After the partition of the Polish-Lithuanian Commonwealth, the place administratively belonged to the Vilna Governorate, and to the Kovno Governorate since 1843. In 1829 stone foundations of the church were built by the funds of local landowner Wincenty Pereszczako. At some point the local manor was owned by the Blinstruby z Towtwila (Blinstrubiai iš Tautvilo or just Blinstrubiai) family. The estate then was owned by the Matuszewicz family of the Łabędź coat of arms. First owned by treasurer of Livonia Michal Wladyslawowicz Matuszewicz, and then by his grandson Jakub Jakubowicz, the estate was eventually sold to Mateusz Sawicki. In 1817 the estate belonged to Józef Sawicki.
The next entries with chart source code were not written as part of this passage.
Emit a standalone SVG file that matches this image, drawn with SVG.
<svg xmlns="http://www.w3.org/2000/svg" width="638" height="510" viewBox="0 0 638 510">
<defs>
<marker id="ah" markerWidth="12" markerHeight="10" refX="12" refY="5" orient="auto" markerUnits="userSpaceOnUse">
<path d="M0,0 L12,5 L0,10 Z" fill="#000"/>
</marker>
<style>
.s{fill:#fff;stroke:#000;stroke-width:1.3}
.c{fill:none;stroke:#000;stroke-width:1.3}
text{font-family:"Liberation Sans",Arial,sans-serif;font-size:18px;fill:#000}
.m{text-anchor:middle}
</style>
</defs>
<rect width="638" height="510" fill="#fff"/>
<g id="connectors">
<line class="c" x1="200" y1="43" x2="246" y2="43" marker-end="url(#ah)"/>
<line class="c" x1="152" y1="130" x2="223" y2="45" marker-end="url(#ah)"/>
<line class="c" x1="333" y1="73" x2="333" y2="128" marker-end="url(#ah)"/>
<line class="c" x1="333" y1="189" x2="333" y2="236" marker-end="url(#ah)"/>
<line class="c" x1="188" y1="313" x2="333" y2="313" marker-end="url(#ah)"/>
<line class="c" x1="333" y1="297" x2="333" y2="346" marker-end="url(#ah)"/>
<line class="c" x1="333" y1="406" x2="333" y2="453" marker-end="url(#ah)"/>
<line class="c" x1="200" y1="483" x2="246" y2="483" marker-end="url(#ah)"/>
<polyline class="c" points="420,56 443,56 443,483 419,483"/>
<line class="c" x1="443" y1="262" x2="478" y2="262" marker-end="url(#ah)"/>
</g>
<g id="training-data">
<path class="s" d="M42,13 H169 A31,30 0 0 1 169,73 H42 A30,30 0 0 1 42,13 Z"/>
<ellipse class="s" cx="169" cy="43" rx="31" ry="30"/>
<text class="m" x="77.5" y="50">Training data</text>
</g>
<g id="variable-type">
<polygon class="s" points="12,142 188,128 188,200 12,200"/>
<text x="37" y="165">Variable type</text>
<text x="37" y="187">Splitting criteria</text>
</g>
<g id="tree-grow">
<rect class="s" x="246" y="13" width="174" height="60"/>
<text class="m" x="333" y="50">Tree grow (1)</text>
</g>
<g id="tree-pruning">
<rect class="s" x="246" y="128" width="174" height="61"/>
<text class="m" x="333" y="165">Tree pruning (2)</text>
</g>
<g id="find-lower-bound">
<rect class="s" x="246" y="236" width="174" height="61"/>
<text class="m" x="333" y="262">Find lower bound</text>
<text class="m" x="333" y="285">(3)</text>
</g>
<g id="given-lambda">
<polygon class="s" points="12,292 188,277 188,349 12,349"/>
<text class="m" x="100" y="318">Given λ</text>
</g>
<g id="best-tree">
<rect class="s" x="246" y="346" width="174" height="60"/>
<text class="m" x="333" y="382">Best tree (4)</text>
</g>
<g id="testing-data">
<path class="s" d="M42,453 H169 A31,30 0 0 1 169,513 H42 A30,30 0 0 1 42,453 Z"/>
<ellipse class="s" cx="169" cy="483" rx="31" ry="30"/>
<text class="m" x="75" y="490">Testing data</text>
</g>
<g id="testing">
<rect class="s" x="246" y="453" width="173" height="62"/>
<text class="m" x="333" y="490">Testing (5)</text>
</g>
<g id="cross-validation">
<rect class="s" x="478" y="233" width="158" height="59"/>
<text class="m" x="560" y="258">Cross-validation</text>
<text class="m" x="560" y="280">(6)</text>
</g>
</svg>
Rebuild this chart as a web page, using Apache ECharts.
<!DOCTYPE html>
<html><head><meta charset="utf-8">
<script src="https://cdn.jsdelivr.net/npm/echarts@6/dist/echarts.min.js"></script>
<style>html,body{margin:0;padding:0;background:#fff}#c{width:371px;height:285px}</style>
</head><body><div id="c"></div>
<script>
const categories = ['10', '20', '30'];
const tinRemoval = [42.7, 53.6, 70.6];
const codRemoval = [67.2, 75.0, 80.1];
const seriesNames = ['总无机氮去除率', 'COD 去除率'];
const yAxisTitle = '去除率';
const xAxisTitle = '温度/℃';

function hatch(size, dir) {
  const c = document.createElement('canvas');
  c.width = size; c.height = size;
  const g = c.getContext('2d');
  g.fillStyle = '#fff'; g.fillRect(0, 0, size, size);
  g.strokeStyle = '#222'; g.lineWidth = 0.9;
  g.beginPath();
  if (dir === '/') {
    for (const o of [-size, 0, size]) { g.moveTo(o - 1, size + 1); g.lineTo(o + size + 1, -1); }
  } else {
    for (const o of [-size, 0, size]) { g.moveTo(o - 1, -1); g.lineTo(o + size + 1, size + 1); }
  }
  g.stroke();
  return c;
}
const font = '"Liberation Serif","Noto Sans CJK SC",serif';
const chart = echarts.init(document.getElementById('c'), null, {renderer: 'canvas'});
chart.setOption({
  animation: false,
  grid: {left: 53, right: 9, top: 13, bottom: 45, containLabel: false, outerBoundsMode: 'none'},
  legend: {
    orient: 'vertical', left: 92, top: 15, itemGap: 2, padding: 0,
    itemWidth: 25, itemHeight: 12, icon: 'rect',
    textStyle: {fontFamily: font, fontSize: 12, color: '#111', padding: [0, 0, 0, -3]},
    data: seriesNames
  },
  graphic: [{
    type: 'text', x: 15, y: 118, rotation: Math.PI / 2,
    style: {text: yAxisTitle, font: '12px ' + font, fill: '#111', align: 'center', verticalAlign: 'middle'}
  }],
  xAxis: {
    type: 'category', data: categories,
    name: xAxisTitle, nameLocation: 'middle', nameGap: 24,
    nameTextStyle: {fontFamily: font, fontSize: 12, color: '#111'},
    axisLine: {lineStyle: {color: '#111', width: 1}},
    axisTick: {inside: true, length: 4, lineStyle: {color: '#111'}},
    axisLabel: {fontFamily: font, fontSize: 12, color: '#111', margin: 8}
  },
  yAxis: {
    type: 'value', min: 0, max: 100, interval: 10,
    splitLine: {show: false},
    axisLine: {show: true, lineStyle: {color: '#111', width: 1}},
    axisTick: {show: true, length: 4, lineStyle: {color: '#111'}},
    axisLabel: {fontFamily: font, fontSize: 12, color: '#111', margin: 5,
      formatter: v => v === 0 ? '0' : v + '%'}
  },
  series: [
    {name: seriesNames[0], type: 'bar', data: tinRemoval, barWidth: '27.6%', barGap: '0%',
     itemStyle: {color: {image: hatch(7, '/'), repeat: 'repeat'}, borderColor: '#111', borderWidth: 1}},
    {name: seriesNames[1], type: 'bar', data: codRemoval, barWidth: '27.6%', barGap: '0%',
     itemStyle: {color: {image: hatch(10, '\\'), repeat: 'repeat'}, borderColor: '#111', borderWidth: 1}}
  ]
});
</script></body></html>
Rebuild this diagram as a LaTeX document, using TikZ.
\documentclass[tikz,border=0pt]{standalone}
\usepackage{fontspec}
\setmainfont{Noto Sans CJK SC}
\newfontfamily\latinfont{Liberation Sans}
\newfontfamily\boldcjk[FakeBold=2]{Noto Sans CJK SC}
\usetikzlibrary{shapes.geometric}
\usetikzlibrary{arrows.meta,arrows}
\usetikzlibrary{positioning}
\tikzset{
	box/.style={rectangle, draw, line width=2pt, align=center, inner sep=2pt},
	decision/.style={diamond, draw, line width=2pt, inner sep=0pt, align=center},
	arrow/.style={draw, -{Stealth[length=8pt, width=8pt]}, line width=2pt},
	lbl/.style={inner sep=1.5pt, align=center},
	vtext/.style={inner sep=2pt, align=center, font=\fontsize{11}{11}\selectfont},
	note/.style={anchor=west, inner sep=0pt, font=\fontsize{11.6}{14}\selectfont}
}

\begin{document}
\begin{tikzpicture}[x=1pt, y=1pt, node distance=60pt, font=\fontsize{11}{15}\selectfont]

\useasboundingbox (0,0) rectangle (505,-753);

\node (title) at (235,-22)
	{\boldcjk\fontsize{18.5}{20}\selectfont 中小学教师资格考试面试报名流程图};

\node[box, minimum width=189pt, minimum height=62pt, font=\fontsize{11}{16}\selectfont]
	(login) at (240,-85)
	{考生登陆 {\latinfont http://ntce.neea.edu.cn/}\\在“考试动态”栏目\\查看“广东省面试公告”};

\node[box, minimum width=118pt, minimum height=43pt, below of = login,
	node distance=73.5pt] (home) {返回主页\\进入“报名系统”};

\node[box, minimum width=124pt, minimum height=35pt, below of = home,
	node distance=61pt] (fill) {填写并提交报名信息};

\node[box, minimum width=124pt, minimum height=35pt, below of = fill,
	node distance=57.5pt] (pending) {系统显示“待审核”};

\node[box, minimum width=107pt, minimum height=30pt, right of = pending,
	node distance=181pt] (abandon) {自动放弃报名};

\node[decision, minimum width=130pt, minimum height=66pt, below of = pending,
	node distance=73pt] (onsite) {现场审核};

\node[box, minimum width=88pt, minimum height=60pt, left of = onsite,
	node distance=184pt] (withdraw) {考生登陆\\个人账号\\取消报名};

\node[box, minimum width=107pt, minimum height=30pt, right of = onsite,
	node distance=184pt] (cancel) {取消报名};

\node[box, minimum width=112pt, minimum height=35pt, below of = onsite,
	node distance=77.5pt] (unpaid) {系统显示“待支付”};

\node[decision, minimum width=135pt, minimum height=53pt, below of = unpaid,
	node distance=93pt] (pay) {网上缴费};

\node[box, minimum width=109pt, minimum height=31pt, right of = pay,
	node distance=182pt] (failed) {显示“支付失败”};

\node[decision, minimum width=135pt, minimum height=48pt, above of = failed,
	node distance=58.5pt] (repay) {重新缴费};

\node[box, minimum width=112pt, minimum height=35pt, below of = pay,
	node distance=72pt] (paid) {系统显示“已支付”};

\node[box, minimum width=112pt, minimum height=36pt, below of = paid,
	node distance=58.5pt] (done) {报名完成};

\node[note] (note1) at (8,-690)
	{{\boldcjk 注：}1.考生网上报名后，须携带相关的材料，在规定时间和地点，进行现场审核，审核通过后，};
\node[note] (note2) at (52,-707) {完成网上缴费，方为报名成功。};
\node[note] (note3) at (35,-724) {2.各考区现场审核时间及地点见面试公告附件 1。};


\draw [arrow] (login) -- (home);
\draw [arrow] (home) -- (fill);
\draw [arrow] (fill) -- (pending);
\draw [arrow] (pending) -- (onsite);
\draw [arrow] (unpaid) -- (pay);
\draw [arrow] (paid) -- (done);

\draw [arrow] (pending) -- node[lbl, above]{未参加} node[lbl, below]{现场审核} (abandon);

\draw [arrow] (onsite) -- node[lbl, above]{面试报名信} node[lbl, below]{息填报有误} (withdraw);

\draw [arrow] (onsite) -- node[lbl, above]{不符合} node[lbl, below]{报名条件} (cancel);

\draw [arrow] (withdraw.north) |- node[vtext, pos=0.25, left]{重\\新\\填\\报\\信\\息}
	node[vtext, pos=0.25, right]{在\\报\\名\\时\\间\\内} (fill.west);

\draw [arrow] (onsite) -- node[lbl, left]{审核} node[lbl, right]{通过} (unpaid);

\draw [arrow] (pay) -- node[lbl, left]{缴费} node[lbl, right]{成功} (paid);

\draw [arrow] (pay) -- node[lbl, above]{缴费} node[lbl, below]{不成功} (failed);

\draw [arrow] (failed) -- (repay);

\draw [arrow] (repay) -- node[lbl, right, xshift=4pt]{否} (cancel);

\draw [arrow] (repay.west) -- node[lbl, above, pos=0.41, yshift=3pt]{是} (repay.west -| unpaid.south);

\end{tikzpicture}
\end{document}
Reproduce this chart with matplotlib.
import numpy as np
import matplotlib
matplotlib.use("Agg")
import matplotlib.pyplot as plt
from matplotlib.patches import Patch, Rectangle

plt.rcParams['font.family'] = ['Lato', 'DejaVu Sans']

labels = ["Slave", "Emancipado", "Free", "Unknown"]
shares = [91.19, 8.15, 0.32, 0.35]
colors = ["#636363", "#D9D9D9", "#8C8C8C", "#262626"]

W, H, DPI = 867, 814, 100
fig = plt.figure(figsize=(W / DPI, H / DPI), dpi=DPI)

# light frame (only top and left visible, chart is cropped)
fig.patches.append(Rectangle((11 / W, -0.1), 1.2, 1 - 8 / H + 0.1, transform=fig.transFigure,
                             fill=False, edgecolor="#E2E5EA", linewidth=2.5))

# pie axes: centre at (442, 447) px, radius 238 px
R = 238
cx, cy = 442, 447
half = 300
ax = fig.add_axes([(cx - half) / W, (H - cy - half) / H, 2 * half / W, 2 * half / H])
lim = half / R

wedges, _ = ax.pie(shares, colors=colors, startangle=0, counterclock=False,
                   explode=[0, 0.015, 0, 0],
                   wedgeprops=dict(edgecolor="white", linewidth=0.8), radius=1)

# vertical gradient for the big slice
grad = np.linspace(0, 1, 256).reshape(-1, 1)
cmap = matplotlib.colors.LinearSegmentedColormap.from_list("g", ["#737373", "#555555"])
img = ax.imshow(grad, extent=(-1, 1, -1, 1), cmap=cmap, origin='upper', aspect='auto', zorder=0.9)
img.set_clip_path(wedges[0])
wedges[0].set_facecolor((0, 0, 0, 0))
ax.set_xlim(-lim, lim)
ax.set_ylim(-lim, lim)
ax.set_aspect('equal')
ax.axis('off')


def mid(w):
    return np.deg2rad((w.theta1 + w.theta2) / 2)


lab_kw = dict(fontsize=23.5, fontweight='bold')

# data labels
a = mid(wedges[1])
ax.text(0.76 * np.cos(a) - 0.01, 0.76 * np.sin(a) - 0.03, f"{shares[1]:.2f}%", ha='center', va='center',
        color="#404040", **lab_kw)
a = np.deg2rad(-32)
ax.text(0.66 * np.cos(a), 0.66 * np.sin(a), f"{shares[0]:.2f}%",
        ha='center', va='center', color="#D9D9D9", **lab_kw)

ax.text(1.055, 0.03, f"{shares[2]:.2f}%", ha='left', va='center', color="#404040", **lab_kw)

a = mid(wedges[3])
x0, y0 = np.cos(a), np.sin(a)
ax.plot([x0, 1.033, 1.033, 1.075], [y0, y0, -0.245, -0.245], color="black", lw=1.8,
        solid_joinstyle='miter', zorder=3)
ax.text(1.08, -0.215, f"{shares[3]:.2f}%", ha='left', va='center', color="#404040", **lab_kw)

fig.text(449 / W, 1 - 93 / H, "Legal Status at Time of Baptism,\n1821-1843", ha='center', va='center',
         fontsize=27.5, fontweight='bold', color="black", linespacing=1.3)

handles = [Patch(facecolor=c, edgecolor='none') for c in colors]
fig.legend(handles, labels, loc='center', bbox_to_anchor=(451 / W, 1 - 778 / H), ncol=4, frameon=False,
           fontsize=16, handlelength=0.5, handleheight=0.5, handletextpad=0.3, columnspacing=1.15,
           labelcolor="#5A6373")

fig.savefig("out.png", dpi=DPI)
A school was built before the First World War, however, the parish gradually disintegrated and only began to be referred to as a parish by church records. From 1905, priests would come to do hold services. After Lithuanian independence in 1918, the place belonged to the Smilgiai district municipality. From 1919 to 1939 the estate was held by Hipolit Pereszczako and Sabina Januszewska. Dapšioniai housed its own Riflemen's Union squad, postal agency, choir, and school. In 1934 Martnyas Venclova became the permanent priest of the church, repairing it, building a parish hall and fixing the organs. 205 people lived in Dapšioniai in 1936. During the Soviet occupation of Lithuania, the area belonged to the Šeduva district.

==Population==

| 1902 | 1923 | 1959 | 1970 | 1979 | 1989 | 2001 | 2011 | 2021 |
|---|---|---|---|---|---|---|---|---|
| 189 | 216 | 171 | 154 | 114 | 102 | 101 | 80 | 70 |

==Notable people==
Domas Cesevičius, a Lithuanian economist, journalist, and publicist was born in Dapšioniai on 12 November 1902.